Another important things to note about the application of Eqs. 19, 20, and 22 used in this context is that the masses used are the weighted particle ones ( $m_{1}=m_{s}w_{1}$ and $m_{2}=m_{s}w_{2}$ ). For this reason, it can be useful to sort the particles by weight before forming the binary pairs such that the particles are more likely to be paired with a similar weight particle. Furthermore, this ensures that the energy-correction is biased to the larger weight particles. This is preferable because the error in momentum and energy conservation associated with each application of the weighted-scattering algorithm reside in the larger weight particles, which only scatter probabilistically. Another way to say this is that it is preferable to minimize adjusting the velocity of the lower weight particles, which are typically scattered correctly at each application of the weighted-scattering algorithm.

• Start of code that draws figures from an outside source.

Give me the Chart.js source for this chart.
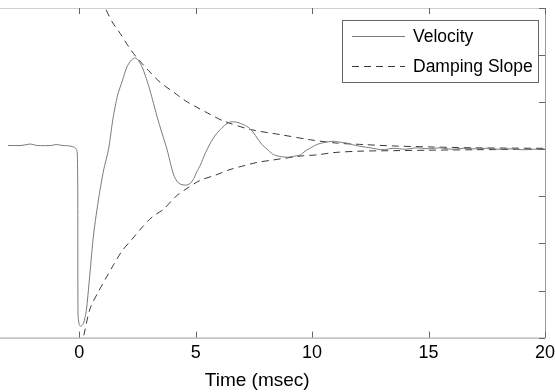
<!DOCTYPE html>
<html>
<head>
<meta charset="utf-8">
<script src="https://cdn.jsdelivr.net/npm/chart.js@4.4.1/dist/chart.umd.min.js"></script>
<style>
html,body{margin:0;padding:0;background:#fff;}
#wrap{width:555px;height:392px;position:relative;}
</style>
</head>
<body>
<div id="wrap"><canvas id="c" width="555" height="392"></canvas></div>
<script>
// ---- data ----
const velocityTime = [-3.06,-2.5,-2.1,-1.8,-1.2,-1.0,-0.7,-0.4,-0.2,-0.12,-0.08,-0.06,-0.05,0.0,0.07,0.18,0.3,0.45,0.62,0.85,1.05,1.26,1.45,1.65,1.85,2.05,2.25,2.41,2.55,2.7,2.85,2.98,3.15,3.34,3.55,3.77,3.92,4.06,4.2,4.34,4.5,4.63,4.78,4.92,5.05,5.2,5.4,5.63,5.85,6.06,6.3,6.49,6.7,6.92,7.15,7.35,7.5,7.64,7.85,8.07,8.3,8.5,8.7,8.93,9.2,9.5,9.7,9.94,10.2,10.4,10.7,10.94,11.2,11.5,11.8,12.1,12.5,13,13.5,14,14.5,15,15.5,16,16.5,17,17.5,18,18.5,19,19.5,20];
const velocity =     [0.08,0.08,0.11,0.08,0.08,0.1,0.08,0.07,0.04,0.0,-0.1,-1.0,-3.5,-3.72,-3.76,-3.7,-3.45,-2.7,-1.8,-1.0,-0.44,0.0,0.65,1.15,1.45,1.75,1.9,1.94,1.88,1.75,1.55,1.35,1.05,0.7,0.35,0.0,-0.3,-0.55,-0.68,-0.74,-0.76,-0.76,-0.72,-0.62,-0.48,-0.34,-0.1,0.13,0.3,0.42,0.53,0.58,0.58,0.55,0.5,0.43,0.34,0.24,0.1,0.0,-0.1,-0.14,-0.16,-0.17,-0.15,-0.12,-0.04,0.03,0.1,0.13,0.16,0.17,0.15,0.13,0.09,0.06,0.03,-0.01,0.02,0.0,0.03,0.01,0.03,0.0,0.02,0.01,0.02,0.0,0.01,-0.01,0.0,0.0];
const upperTime = [0.5,0.8,1.05,1.41,1.76,2.12,2.45,2.98,3.48,4.06,4.56,5.06,5.63,6.2,7.35,8.65,9.94,11.08,12.2,13.5,15,17,20];
const upperSlope = [3.65,3.33,3.07,2.71,2.46,2.18,1.96,1.67,1.42,1.21,1.03,0.89,0.74,0.6,0.42,0.31,0.2,0.13,0.1,0.07,0.05,0.03,0.02];
const lowerTime = [0.2,0.47,0.83,1.19,1.48,1.84,2.27,2.7,3.13,3.63,4.13,4.63,5.2,5.85,6.42,7.07,7.64,8.29,9.58,10.2,10.94,12.1,13.5,15,17,20];
const lowerSlope = [-3.95,-3.38,-3.02,-2.70,-2.45,-2.16,-1.91,-1.66,-1.44,-1.27,-1.01,-0.83,-0.66,-0.55,-0.44,-0.35,-0.28,-0.23,-0.14,-0.12,-0.07,-0.04,-0.03,-0.02,-0.01,0.0];
const xTicks = [0,5,10,15,20];
const yTicks = [-4,-3,-2,-1,0,1,2,3];
const seriesNames = ['Velocity','Damping Slope'];
const xTitle = 'Time (msec)';

const pts = (xs, ys) => xs.map((x,i)=>({x:x,y:ys[i]}));
const FONT = '"Liberation Sans", Arial, sans-serif';

const framePlugin = {
  id:'frame',
  afterDraw(chart){
    const ctx = chart.ctx, a = chart.chartArea;
    const xs = chart.scales.x, ys = chart.scales.y;
    ctx.save();
    ctx.lineWidth = 1;
    ctx.strokeStyle = '#9a9a9a';
    ctx.beginPath();
    ctx.moveTo(a.left, a.bottom+0.5); ctx.lineTo(a.right+0.5, a.bottom+0.5);
    ctx.moveTo(a.right+0.5, a.top); ctx.lineTo(a.right+0.5, a.bottom+0.5);
    ctx.stroke();
    ctx.strokeStyle = '#d0d0d0';
    ctx.beginPath();
    ctx.moveTo(a.left, a.top+0.5); ctx.lineTo(a.right+0.5, a.top+0.5);
    ctx.stroke();
    ctx.strokeStyle = '#666';
    ctx.beginPath();
    xTicks.forEach(v=>{
      const px = Math.round(xs.getPixelForValue(v))+0.5;
      ctx.moveTo(px, a.bottom); ctx.lineTo(px, a.bottom-6);
      ctx.moveTo(px, a.top); ctx.lineTo(px, a.top+6);
    });
    yTicks.forEach(v=>{
      const py = Math.round(ys.getPixelForValue(v))+0.5;
      ctx.moveTo(a.right, py); ctx.lineTo(a.right-6, py);
    });
    ctx.stroke();
    // axis title (drawn where the reference places it, slightly left of centre)
    ctx.fillStyle='#000';
    ctx.font = '19px '+FONT;
    ctx.textAlign='center';
    ctx.textBaseline='middle';
    ctx.fillText(xTitle, a.left + (a.right-a.left)*0.472, a.bottom + 43);
    // legend box
    const bx=342, by=20, bw=196, bh=62;
    ctx.fillStyle='#fff';
    ctx.fillRect(bx,by,bw,bh);
    ctx.strokeStyle='#666';
    ctx.strokeRect(bx+0.5,by+0.5,bw,bh);
    const ds = chart.data.datasets;
    const rows = [{d:ds[0], y:by+16},{d:ds[1], y:by+46}];
    rows.forEach(r=>{
      ctx.strokeStyle = r.d.borderColor;
      ctx.lineWidth = r.d.borderWidth;
      ctx.setLineDash(r.d.borderDash || []);
      ctx.beginPath();
      ctx.moveTo(bx+10, r.y+0.5); ctx.lineTo(bx+63, r.y+0.5);
      ctx.stroke();
      ctx.setLineDash([]);
      ctx.fillStyle='#000';
      ctx.font = '17.5px '+FONT;
      ctx.textBaseline='middle';
      ctx.textAlign='left';
      ctx.fillText(r.d.legendLabel, bx+71, r.y+1);
    });
    ctx.restore();
  }
};

new Chart(document.getElementById('c'), {
  type:'line',
  data:{
    datasets:[
      {legendLabel:seriesNames[0], label:seriesNames[0], data:pts(velocityTime, velocity), borderColor:'#7a7a7a', borderWidth:1, pointRadius:0, tension:0.25, fill:false},
      {legendLabel:seriesNames[1], label:seriesNames[1], data:pts(upperTime, upperSlope), borderColor:'#3a3a3a', borderWidth:1, borderDash:[7,5], pointRadius:0, tension:0.3, fill:false},
      {legendLabel:seriesNames[1], label:seriesNames[1]+' (lower)', data:pts(lowerTime, lowerSlope), borderColor:'#3a3a3a', borderWidth:1, borderDash:[7,5], pointRadius:0, tension:0.3, fill:false}
    ]
  },
  options:{
    responsive:false,
    animation:false,
    layout:{padding:{top:8,right:10,bottom:0,left:0}},
    plugins:{legend:{display:false}, tooltip:{enabled:false}},
    scales:{
      x:{
        type:'linear', min:-3.4, max:20,
        afterBuildTicks(s){ s.ticks = xTicks.map(v=>({value:v})); },
        afterFit(s){ s.paddingRight = 0; s.paddingLeft = 0; },
        grid:{display:false, drawTicks:false},
        border:{display:false},
        ticks:{padding:5, color:'#000', font:{family:FONT, size:18}, maxRotation:0, autoSkip:false},
        title:{display:true, text:xTitle, color:'rgba(0,0,0,0)', font:{family:FONT, size:19}, padding:{top:0,bottom:0}}
      },
      y:{
        type:'linear', min:-4, max:3, display:false
      }
    }
  },
  plugins:[framePlugin]
});
</script>
</body>
</html>
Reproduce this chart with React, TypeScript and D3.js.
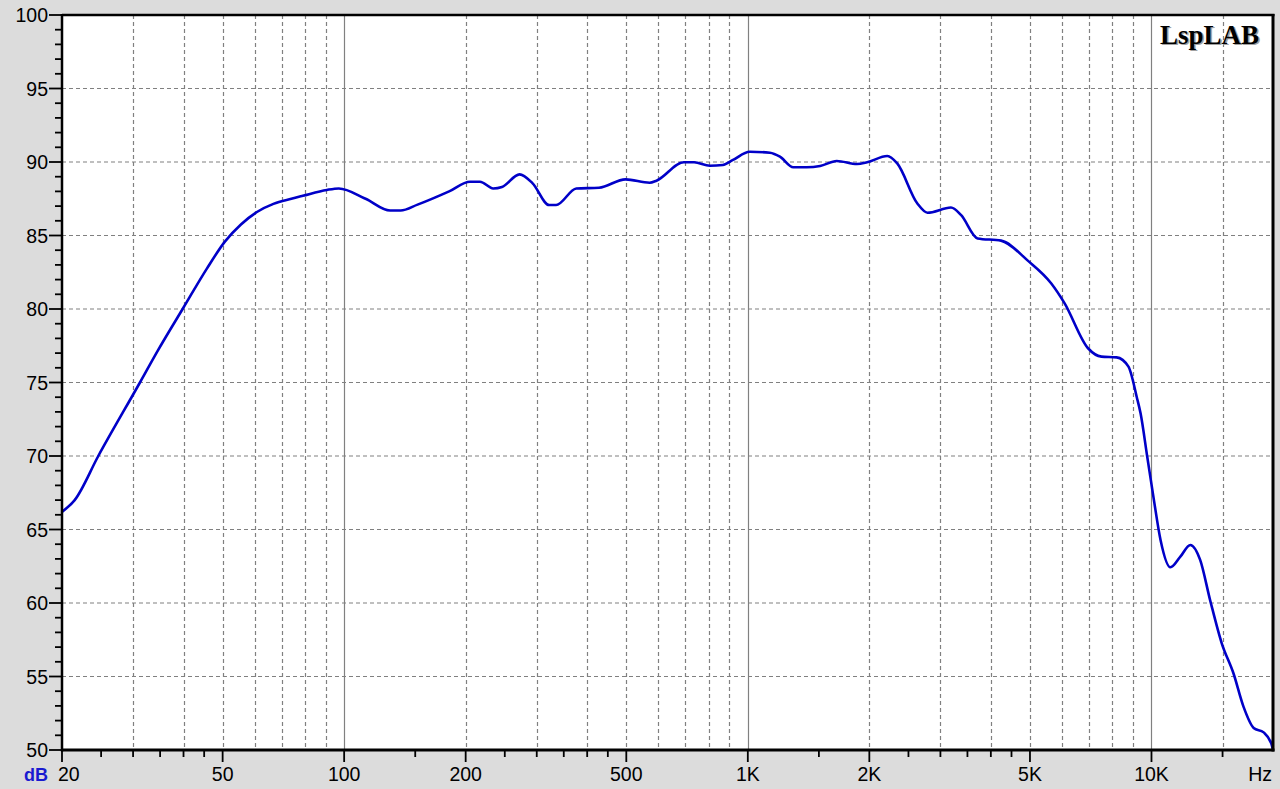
import React from "react";
import * as d3 from "d3";

const FREQ = [20, 21.5, 24.6, 31.2, 34.6, 39.9, 45.7, 50.7, 55.5, 60.8, 66.8, 74, 79, 90.6, 97, 113, 130, 138, 152, 182, 205, 217, 234, 246, 272, 293, 322, 335, 376, 428, 498, 571, 594, 694, 736, 805, 867, 919, 1011, 1134, 1201, 1296, 1399, 1511, 1661, 1864, 1975, 2216, 2345, 2628, 2786, 3186, 3373, 3709, 4239, 4938, 5641, 6088, 6963, 7516, 8196, 8769, 9196, 9396, 9761, 10140, 10530, 11140, 11790, 12480, 13200, 13970, 14930, 15960, 16900, 17910, 18960, 19800, 20000];
const SPL = [66.2, 67.0, 70.0, 75.0, 77.2, 80.05, 82.75, 84.6, 85.75, 86.6, 87.15, 87.5, 87.7, 88.1, 88.2, 87.5, 86.7, 86.7, 87.1, 88.0, 88.66, 88.66, 88.2, 88.3, 89.16, 88.55, 87.07, 87.07, 88.2, 88.25, 88.82, 88.59, 88.73, 89.98, 89.98, 89.75, 89.8, 90.14, 90.7, 90.63, 90.36, 89.64, 89.64, 89.73, 90.07, 89.86, 89.98, 90.41, 89.9, 87.19, 86.55, 86.9, 86.4, 84.8, 84.65, 83.29, 81.75, 80.4, 77.33, 76.76, 76.71, 76.08, 74.0, 72.9, 69.95, 67.0, 64.29, 62.43, 63.15, 63.95, 62.93, 60.2, 57.26, 55.22, 52.95, 51.5, 51.2, 50.45, 50.0];

const X_LABEL_VALUES = [20, 50, 100, 200, 500, 1000, 2000, 5000, 10000];
const X_LABELS = ["20", "50", "100", "200", "500", "1K", "2K", "5K", "10K"];
const X_MINOR_TICKS = [25, 30, 35, 40, 45, 150, 250, 300, 350, 400, 450, 1500, 2500, 3000, 3500, 4000, 4500, 15000];
const X_GRID_DASHED = [30, 40, 50, 60, 70, 80, 90, 200, 300, 400, 500, 600, 700, 800, 900, 2000, 3000, 4000, 5000, 6000, 7000, 8000, 9000, 15000];
const X_GRID_SOLID = [100, 1000, 10000];
const Y_MAJOR = [50, 55, 60, 65, 70, 75, 80, 85, 90, 95, 100];
const Y_MINOR = d3.range(50, 101, 1);

const W = 1280;
const H = 789;
const L = 62;
const R = 1273;
const T = 15;
const B = 750;

export default function App() {
  const x = d3.scaleLog().domain([20, 20000]).range([L, R]);
  const y = d3.scaleLinear().domain([50, 100]).range([B, T]);
  const pts: [number, number][] = FREQ.map((f, i) => [x(f), y(SPL[i])]);
  const line = d3.line().curve(d3.curveMonotoneX)(pts) || "";
  const font = "'Liberation Sans', Arial, sans-serif";
  const grid = "#808080";
  const serif = "'Liberation Serif', 'Times New Roman', serif";

  return (
    <svg
      width={W}
      height={H}
      style={{ position: "fixed", left: 0, top: 0, display: "block" }}
    >
      <rect x={0} y={0} width={W} height={H} fill="#dcdcdc" />
      <rect x={L} y={T} width={R - L} height={B - T} fill="#ffffff" />
      <defs>
        <clipPath id="plot">
          <rect x={L} y={T} width={R - L} height={B - T} />
        </clipPath>
      </defs>
      {Y_MAJOR.filter((v) => v > 50 && v < 100).map((v) => (
        <line key={"hg" + v} x1={L} x2={R} y1={y(v)} y2={y(v)} stroke={grid} strokeWidth={1.2} strokeDasharray="4,3" />
      ))}
      {X_GRID_DASHED.map((v) => (
        <line key={"vg" + v} x1={Math.round(x(v)) + 0.5} x2={Math.round(x(v)) + 0.5} y1={T} y2={B} stroke={grid} strokeWidth={1.2} strokeDasharray="4,3" />
      ))}
      {X_GRID_SOLID.map((v) => (
        <line key={"vs" + v} x1={Math.round(x(v)) + 0.5} x2={Math.round(x(v)) + 0.5} y1={T} y2={B} stroke={grid} strokeWidth={1.2} />
      ))}
      <path d={line} fill="none" stroke="#0000c8" strokeWidth={2.6} strokeLinejoin="round" clipPath="url(#plot)" />
      <line x1={L} x2={R + 1.5} y1={T} y2={T} stroke="#000" strokeWidth={2.5} />
      <line x1={L} x2={L} y1={T - 1} y2={B + 1.5} stroke="#000" strokeWidth={2.5} />
      <line x1={R} x2={R} y1={T - 1} y2={B + 1.5} stroke="#000" strokeWidth={3} />
      <line x1={L - 1} x2={R + 1.5} y1={B} y2={B} stroke="#000" strokeWidth={3} />
      {Y_MINOR.map((v) => (
        <line key={"ym" + v} x1={v % 5 === 0 ? 49 : 55} x2={L} y1={y(v)} y2={y(v)} stroke="#000" strokeWidth={1.8} />
      ))}
      {Y_MAJOR.map((v) => (
        <text key={"yl" + v} x={48} y={y(v)} dy="0.36em" textAnchor="end" fontFamily={font} fontSize={19.5} fill="#000">
          {v}
        </text>
      ))}
      {X_MINOR_TICKS.map((v) => (
        <line key={"xm" + v} x1={x(v)} x2={x(v)} y1={B} y2={B + 7} stroke="#000" strokeWidth={1.8} />
      ))}
      {X_LABEL_VALUES.map((v) => (
        <line key={"xM" + v} x1={x(v)} x2={x(v)} y1={B} y2={B + 12} stroke="#000" strokeWidth={1.8} />
      ))}
      {X_LABEL_VALUES.map((v, i) => (
        <text
          key={"xl" + v}
          x={i === 0 ? 58 : x(v)}
          y={781}
          textAnchor={i === 0 ? "start" : "middle"}
          fontFamily={font}
          fontSize={19.5}
          fill="#000"
        >
          {X_LABELS[i]}
        </text>
      ))}
      <text x={1272} y={781} textAnchor="end" fontFamily={font} fontSize={19.5} fill="#000">
        Hz
      </text>
      <text x={24} y={781} fontFamily={font} fontSize={18} fontWeight="bold" fill="#1a1ad0">
        dB
      </text>
      <text x={1161.5} y={45} fontFamily={serif} fontSize={27} fontWeight="bold" fill="#a0a0a0">
        LspLAB
      </text>
      <text x={1160} y={43.5} fontFamily={serif} fontSize={27} fontWeight="bold" fill="#000">
        LspLAB
      </text>
    </svg>
  );
}
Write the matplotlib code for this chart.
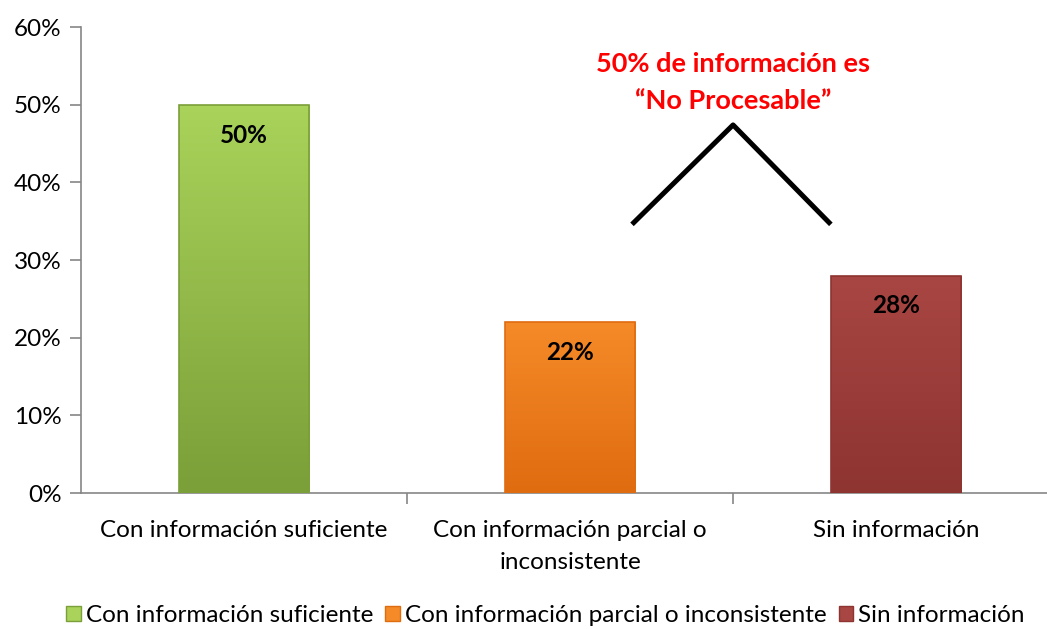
import numpy as np
import matplotlib
matplotlib.use('Agg')
import matplotlib.pyplot as plt
from matplotlib.colors import LinearSegmentedColormap
from matplotlib.patches import Patch

plt.rcParams['font.family'] = ['Lato', 'DejaVu Sans']

categories = ['Con información suficiente', 'Con información parcial o\ninconsistente', 'Sin información']
legend_labels = ['Con información suficiente', 'Con información parcial o inconsistente', 'Sin información']
values = [50, 22, 28]
value_labels = ['50%', '22%', '28%']
yticks = [0, 10, 20, 30, 40, 50, 60]
ytick_labels = ['0%', '10%', '20%', '30%', '40%', '50%', '60%']
# top / bottom colours for the gradient of each bar
colors_top = ['#a9d35a', '#f58a28', '#a84643']
colors_bot = ['#7b9f39', '#e06c10', '#8e3431']
note = '50% de información es\n\u201cNo Procesable\u201d'
chevron_x = [1.19, 1.5, 1.8]
chevron_y = [34.6, 47.4, 34.6]

fig = plt.figure(figsize=(10.47, 6.29), dpi=100)
ax = fig.add_axes([0.0774, 0.216, 0.9226, 0.741])

x = np.arange(len(values))
bars = ax.bar(x, values, width=0.4, color=colors_top, edgecolor='none', zorder=2)

ax.set_xlim(-0.5, 2.463)
ax.set_ylim(0, 60)

# gradient fill clipped to each bar
for b, ct, cb in zip(bars, colors_top, colors_bot):
    x0, y0 = b.get_x(), b.get_y()
    w, h = b.get_width(), b.get_height()
    cmap = LinearSegmentedColormap.from_list('g', [cb, ct])
    grad = np.linspace(0, 1, 100).reshape(-1, 1)
    im = ax.imshow(grad, cmap=cmap, origin='lower', aspect='auto',
                   extent=[x0, x0 + w, y0, y0 + h], zorder=3)
    im.set_clip_path(b)
    ax.bar(b.get_x() + w / 2, h, width=w, color='none', edgecolor=cb, linewidth=1.2, zorder=4)

for xi, v, lab in zip(x, values, value_labels):
    ax.text(xi, v - 3.9, lab, ha='center', va='center', fontsize=17.5, fontweight='bold', color='black', zorder=5)

ax.set_yticks(yticks)
ax.set_yticklabels(ytick_labels, fontsize=17.5)
ax.set_xticks(x)
ax.set_xticklabels(categories, fontsize=17.5, linespacing=1.7)
ax.set_xticks([0.5, 1.5], minor=True)
ax.tick_params(axis='x', which='major', length=0, pad=19)
ax.tick_params(axis='x', which='minor', length=8, color='#868686', width=1.2)
ax.tick_params(axis='y', length=8, color='#868686', width=1.2, pad=6)
ax.set_xlim(-0.5, 2.463)

for s in ['top', 'right']:
    ax.spines[s].set_visible(False)
for s in ['left', 'bottom']:
    ax.spines[s].set_color('#868686')
    ax.spines[s].set_linewidth(1.2)

ax.plot(chevron_x, chevron_y, color='black', linewidth=3.6, solid_capstyle='butt', zorder=5)
ax.text(1.5, 52.85, note, ha='center', va='center', fontsize=19.5, fontweight='bold',
        color='#ff0000', linespacing=1.65)

handles = [Patch(facecolor=ct, edgecolor=cb) for ct, cb in zip(colors_top, colors_bot)]
fig.legend(handles, legend_labels, loc='lower center', bbox_to_anchor=(0.521, -0.03), ncol=3,
           frameon=False, fontsize=17.5, handlelength=0.6, handleheight=0.6,
           handletextpad=0.2, columnspacing=0.5)

fig.savefig('out.png', dpi=100)
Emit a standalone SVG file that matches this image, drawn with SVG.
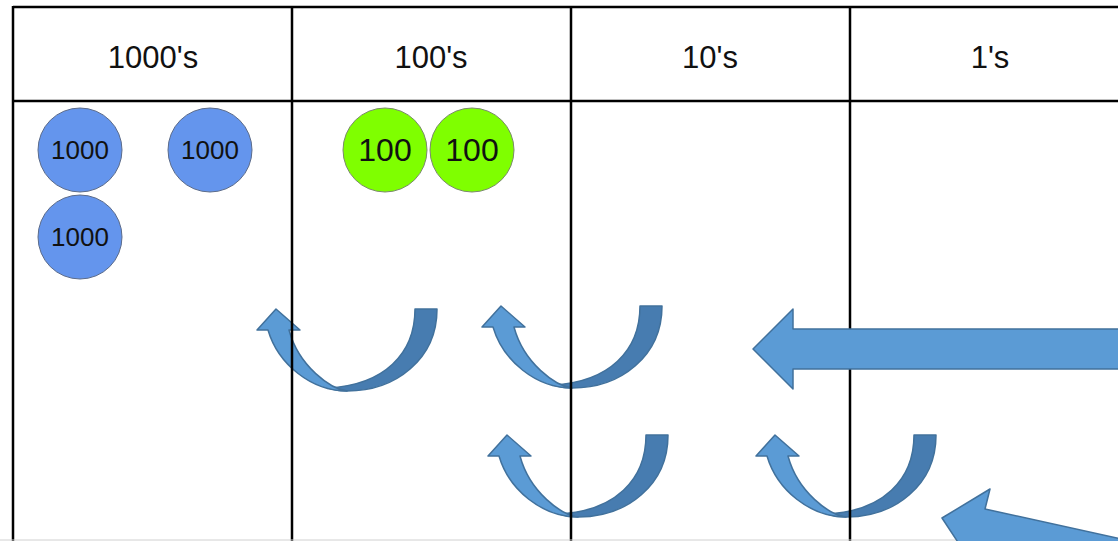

The full weighted-scattering algorithm including steps to restore momentum and energy conservation is outlined in Algorithm 1. This algorithm works for both order $N$ TA-like pairings and for the $N{\times}N$ method. The only difference is in the formula used for the normalized scattering length for the binary pairs. Algorithm 1 is also written to be valid for intra-species and inter-species collisions. For inter-species scattering, one needs to choose how to partition the net violation in energy conservation between the two species. In this work, $\Delta E$ is partitioned as follows

\Delta E_{s}=\frac{\bar{w}_{s}E_{s}^{pm}}{\bar{w}_{\alpha}E_{\alpha}^{pm}+\bar{w}_{\beta}E_{\beta}^{pm}}\Delta E,\ \text{for}\ s=\alpha,\beta.

(24)

In Eq. 24, $\bar{w}_{s}=\sum_{p\in s}w_{p}/N_{s}$ is the average particle weight of species $s$ in the cell and $E_{s}^{pm}$ is the total energy in the cell of species $s$ post momentum correction. The weighting of $\Delta E_{s}$ with $\bar{w}_{s}$ is for the purpose of biasing the energy correction to larger weight particles.

Algorithm 1 Moment-preserving weighted Coulomb collision method.

1:Compute the initial energy and momentum of each species in the cell.

2:Formulate random binary pairs as described in Fig. 1.

3:Loop over pairs and for each pair:

4: Compute the scattering angle using

s(\alpha_{i},\beta_{j})

given in Eq. 12 for TA-like or Eq. 10 for

N{\times}N

5: Use the formula from TA77 or N97 to compute the CM scattering angle from

s(\alpha_{i},\beta_{j})

6: Update

\textbf{v}_{p}

for the smaller-weight particle of the pair.

7: Update

\textbf{v}_{p}

for the larger-weight particle of the pair with probability

w_{\min}/w_{\max}

8:Restore momentum conservation by shifting the velocity of each particle using Eq. 17.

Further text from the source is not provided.